Here’s the comment regarding her advancement:
Making adequate progress.
Oh. Compared to what? All six of Jillian’s Goal/Objectives included that phrase.
Utilize effective strategies for comprehension. What does that mean? What are the strategies? How do we know they’re effective?
Jillian seems to enjoy writing was another assessment. Well, great. Is she making adequate progress in her enjoyment? If so, well, so what?
The Langsford conclusions were more detailed. They sounded more considered. They were also self-serving: “We recommend that Jillian continue to receive one-to-one, intensive sessions . . .”
That’s because, as the Langsford people suggest, “One-to-one sessions are important because these programs are retraining Jillian’s brain. Jillian needs the freedom to work at her own pace. Group instruction would not allow this flexibility.”
And finally: “We recommend Jillian receive a minimum of 200 to 240 hours of sessions before evaluating her again to determine progress and make [a] decision about her next phase of treatment.”
Two hundred and forty hours?
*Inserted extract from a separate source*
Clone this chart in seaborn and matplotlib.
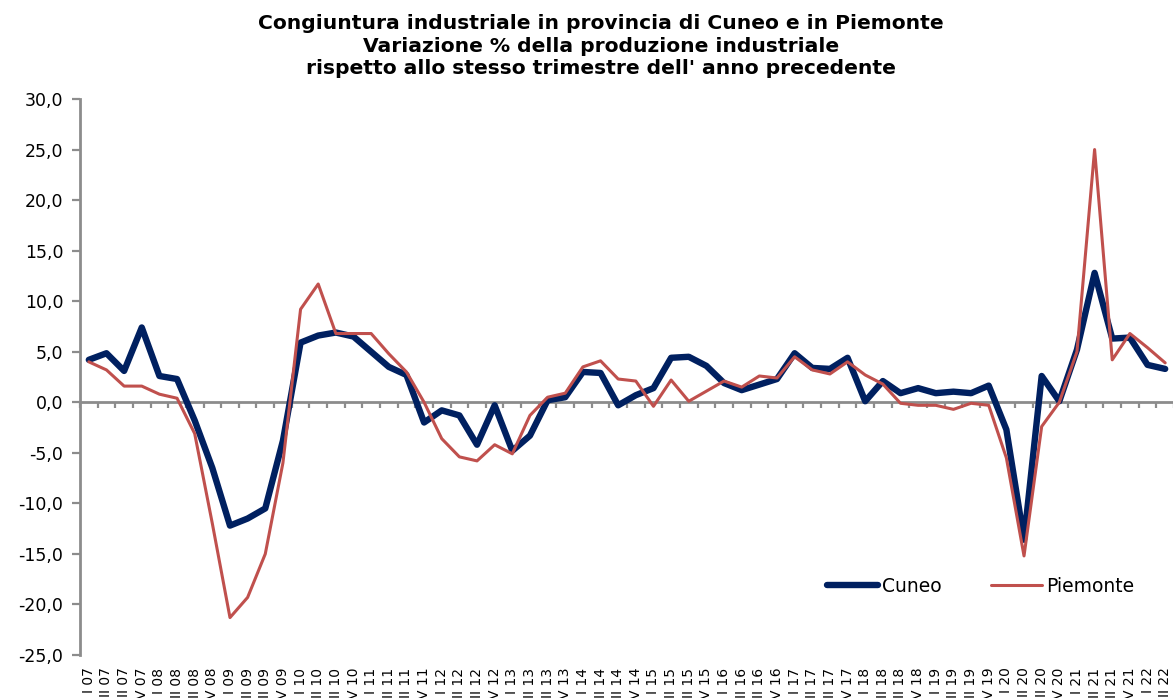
import numpy as np
import pandas as pd
import matplotlib
matplotlib.use("Agg")
import matplotlib.pyplot as plt
import seaborn as sns

quarters = ["I", "II", "III", "IV"]
years = ["07", "08", "09", "10", "11", "12", "13", "14", "15", "16", "17", "18", "19", "20", "21", "22"]
labels = [f"{q} {y}" for y in years for q in quarters][:62]

cuneo = [4.2, 4.85, 3.1, 7.4, 2.6, 2.3, -1.8, -6.5, -12.2, -11.5, -10.5, -3.8,
         5.9, 6.6, 6.9, 6.5, 5.0, 3.5, 2.7, -2.0, -0.8, -1.3, -4.2, -0.3,
         -4.8, -3.3, 0.2, 0.5, 3.0, 2.9, -0.3, 0.7, 1.4, 4.4, 4.5, 3.6,
         1.9, 1.2, 1.75, 2.3, 4.85, 3.4, 3.3, 4.4, 0.1, 2.1, 0.9, 1.4,
         0.9, 1.05, 0.9, 1.65, -2.7, -13.6, 2.6, 0.1, 5.2, 12.8, 6.3, 6.4,
         3.7, 3.3]
piemonte = [4.0, 3.2, 1.6, 1.6, 0.8, 0.4, -3.1, -12.0, -21.3, -19.3, -15.0, -6.0,
            9.2, 11.7, 6.8, 6.8, 6.8, 4.8, 3.0, 0.0, -3.6, -5.4, -5.8, -4.2,
            -5.1, -1.3, 0.5, 0.9, 3.5, 4.1, 2.3, 2.1, -0.4, 2.2, 0.1, 1.1,
            2.1, 1.5, 2.6, 2.4, 4.5, 3.2, 2.8, 4.0, 2.7, 1.8, -0.1, -0.3,
            -0.3, -0.7, -0.1, -0.3, -5.5, -15.2, -2.4, 0.0, 5.0, 25.0, 4.2, 6.8,
            5.4, 3.9]
yticks = [-25, -20, -15, -10, -5, 0, 5, 10, 15, 20, 25, 30]
ytick_labels = ["-25,0", "-20,0", "-15,0", "-10,0", "-5,0", "0,0", "5,0", "10,0", "15,0", "20,0", "25,0", "30,0"]
title = ("Congiuntura industriale in provincia di Cuneo e in Piemonte\n"
         "Variazione % della produzione industriale\n"
         "rispetto allo stesso trimestre dell' anno precedente")

df = pd.DataFrame({"idx": np.arange(len(labels)), "Cuneo": cuneo, "Piemonte": piemonte})

sns.set_theme(style="white")
plt.rcParams["font.family"] = ["DejaVu Sans"]
plt.rcParams["text.color"] = "black"
plt.rcParams["xtick.color"] = "black"
plt.rcParams["ytick.color"] = "black"

fig = plt.figure(figsize=(11.73, 6.98), dpi=100)
ax = fig.add_axes([80 / 1173, 1 - 655 / 698, 1094 / 1173, (655 - 99) / 698])

sns.lineplot(data=df, x="idx", y="Cuneo", ax=ax, color="#002060", linewidth=4.6,
             label="Cuneo", solid_capstyle="round", solid_joinstyle="round")
sns.lineplot(data=df, x="idx", y="Piemonte", ax=ax, color="#C0504D", linewidth=2.2,
             label="Piemonte", solid_joinstyle="round")

ax.set_xlim(-0.5, len(labels) - 0.5)
ax.set_ylim(-25, 30)
ax.set_xlabel("")
ax.set_ylabel("")

ax.set_yticks(yticks)
ax.set_yticklabels(ytick_labels, fontsize=12.5, color="black")
ax.tick_params(axis="y", which="major", direction="out", length=6, width=1.6,
               color="#8c8c8c", left=True, pad=6)

ax.set_xticks(np.arange(len(labels)))
ax.set_xticklabels(labels, rotation=90, fontsize=10, color="black")
ax.tick_params(axis="x", length=0, pad=9)

for s in ["top", "right", "bottom"]:
    ax.spines[s].set_visible(False)
ax.spines["left"].set_color("#8c8c8c")
ax.spines["left"].set_linewidth(2)

# zero axis with category-boundary ticks
sec = ax.secondary_xaxis(25 / 55)
sec.set_xticks(np.arange(len(labels) + 1) - 0.5)
sec.set_xticklabels([])
sec.tick_params(direction="out", length=4, width=1.6, color="#8c8c8c")
sec.spines["bottom"].set_color("#8c8c8c")
sec.spines["bottom"].set_linewidth(2)
sec.spines["top"].set_visible(False)

leg = ax.legend(loc="lower left", bbox_to_anchor=(730 / 1094, 0.076), ncol=2, frameon=False,
                fontsize=13.5, handlelength=2.75, handletextpad=0.2, columnspacing=2.6)
for t in leg.get_texts():
    t.set_color("black")

fig.text(601 / 1173, 1 - 14 / 698, title, ha="center", va="top", fontsize=14.6,
         fontweight="bold", linespacing=1.25, color="black")

fig.savefig("out.png", dpi=100)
What is Jillian’s “next phase”? Reading Ulysses over a long weekend?
It was during times such as this, an hour deep into the IEP morass, that I allowed myself to wonder: What if the school district people are right? What if the school people are the ones making sense here? Are we pushing it?
Maybe Jillian has maxed out. She is a junior. She has been attending sessions at Langsford for more than two years. The Langsford bar graphs show decided improvement. The school’s numbers say just the opposite. We read with Jillian at home, and we’re not sure what to think. Is she comprehending more and better? She’s reading more words correctly. Does she understand their meanings? Is she establishing a base that will allow her to grasp the nuances and distinctions inherent in anything she reads that doesn’t feature pictures?